|Bank May Be Liable for Conversion for Cashing Check without Endorsement|
|Description||Wisconsin high court held that a financial advisor who cashed a client’s check exceeded his limited powers of attorney, and so was liable for conversion. The bank that processed the check without endorsement by the payee may be liable for conversion for failure to follow reasonable banking procedures.|
|Topic||Negotiable Instruments and Credit|
|Key Words||Check; Endorsement; Conversion; Power of Attorney|
|C A S E S U M M A R Y|
|Facts||Putnam Mutual Funds had limited powers of attorney, executed by client Schmitz, in favor of his financial advisor with respect to certain investments. Schmitz’s financial advisor at Putnam deposited two checks made out to Schmitz into the account of Georgetown Financial without Schmitz’s knowledge. Firstar Bank cashed the checks without Schmitz’s signature, but with Putnam’s stamp on the back. Schmitz sued Putnam and Firstar for conversion. The district court held for defendants. Schmitz appealed.|
Reversed.
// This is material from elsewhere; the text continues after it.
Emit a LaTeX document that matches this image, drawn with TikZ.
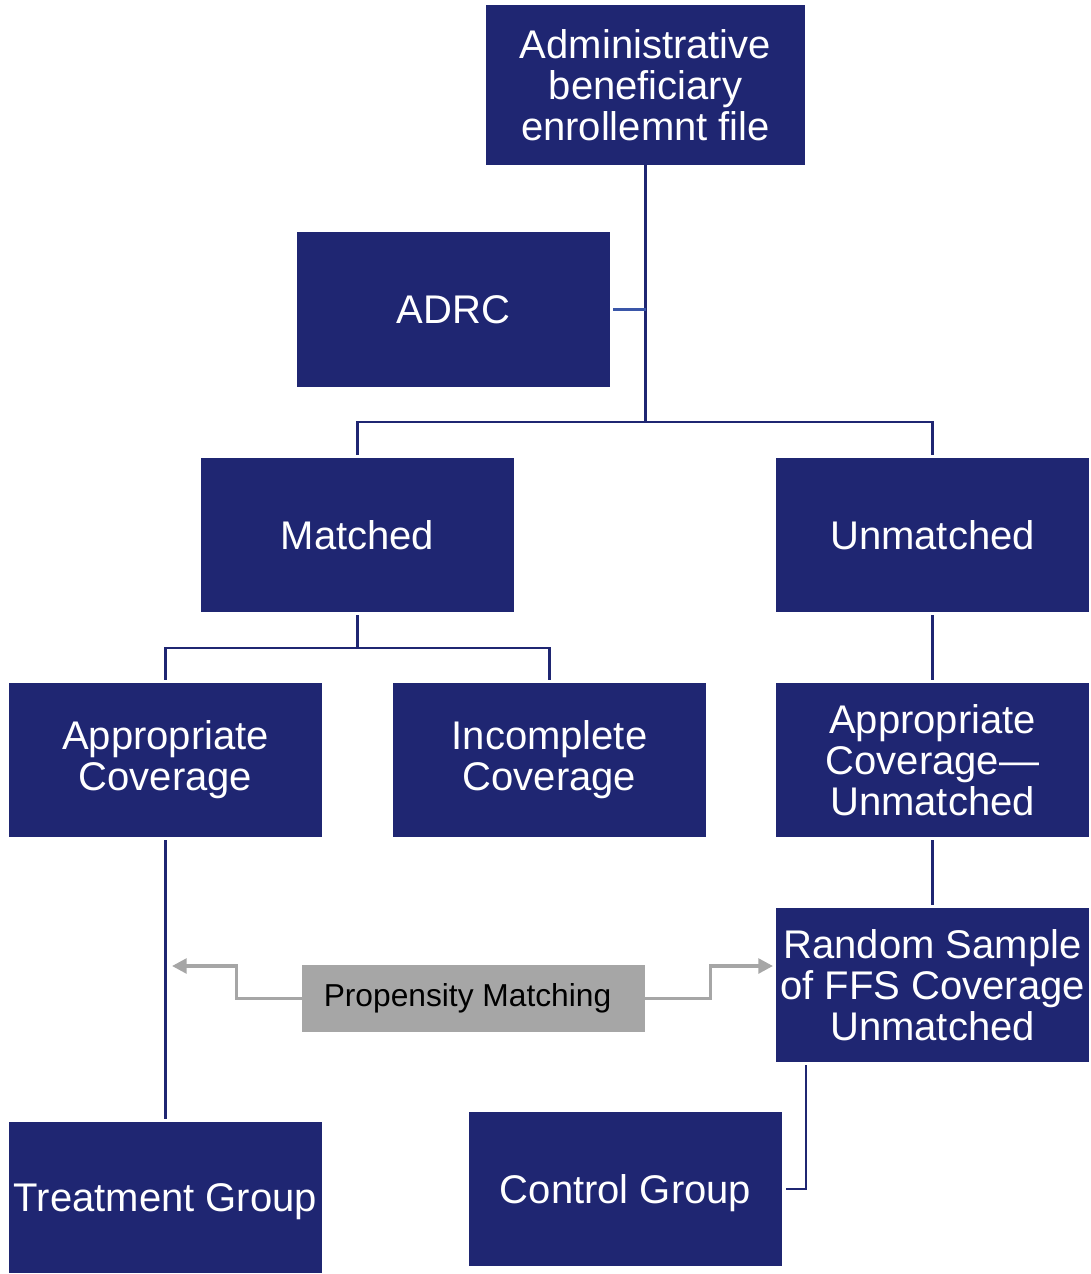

The limited powers of attorney gave Putnam no authority to endorse and deposit checks from Schmitz’s accounts that were not listed on the forms he signed. Powers of attorney are strictly construed and interpreted to grant only those powers that are clearly specified. So Putnam converted Schmitz’s funds. Liability on the part of the bank will have to be determined at trial. Whether the bank “acted in good faith or in accordance with reasonable commercial standards” under §403 of the UCC has yet to be tried. In general, accepting a check with the payee’s endorsement missing is not in accordance with reasonable commercial standards of banking.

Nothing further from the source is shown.